Sure, you can use the rules if you just assume they’re supposed to work in a way that makes sense and run them accordingly. But that’s not a defense of the way they’re written. The actual RAW very plainly implies that either the Hide action makes you impossible to find by sight alone, or the Invisibility spell does not. This doesn’t prevent a competent DM from recognizing that this probably wasn’t intended, and running stealth according to their intuition instead of according to RAW. But it’s a definite fault in RAW that such a ruling is necessary. It would have been easy to write the rule in a way that actually functioned the way they obviously intended it to.

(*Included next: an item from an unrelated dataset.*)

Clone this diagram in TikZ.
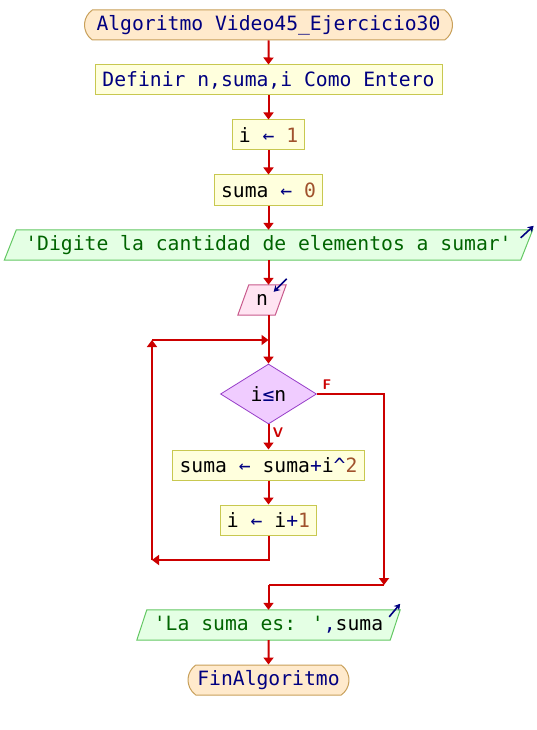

As I already mentioned: stating that you are translucent in the spell description had helped.
Also a reminder that you need to try and stay unfound for you to stay invisible would not have been wasted words. Or a DM determines if someone notices you at the end of your turn of you are not concealed or behind cover.
I do reject your assessment that it is RAW that the hide action and the invisibility spell works similar. They have different conditions when the invisible condition ends. The spell does not say that you stop benefitting from the invisible condition* anymore when you are found.
So even if you deduce the location of someone who benefits from the invisibility spell with sight (leaving trails, carrying a light source, leaving a hole in an otherwise foggy area, detect magic?), they still benefit from the invisible condition. Actually since the spell does not even say you are translucent, we don't know how it works. Maybe the eyes actually perceive the enemy. But it makes people immediately forget the invisible person is there. (let me look up if it is an illusion or a transmutation spell... school of illusion).
If yoi deduce the location of someone benefitting from the invisible condition by hiding, being visibly in front of you ends the condition.
*also here is the rules thext for invisible:
While you have the Invisible condition, you experience the following effects.
Surprise. If you’re Invisible when you roll
Initiative, you have
Advantage on the roll.
Concealed. You aren’t affected by any effect that requires its target to be seen unless the effect’s creator can somehow see you. Any equipment you are wearing or carrying is also concealed.
Attacks Affected. Attack rolls against you have
Disadvantage, and your attack rolls have Advantage. If a creature can somehow see you, you don’t gain this benefit against that creature.
Nothing in it says RAW, that you can't actually be seen. You are just concealed. And if someone can somehow see you (in the hide case, by looking at you if you don't try not to be seen) the condition bears no benefit.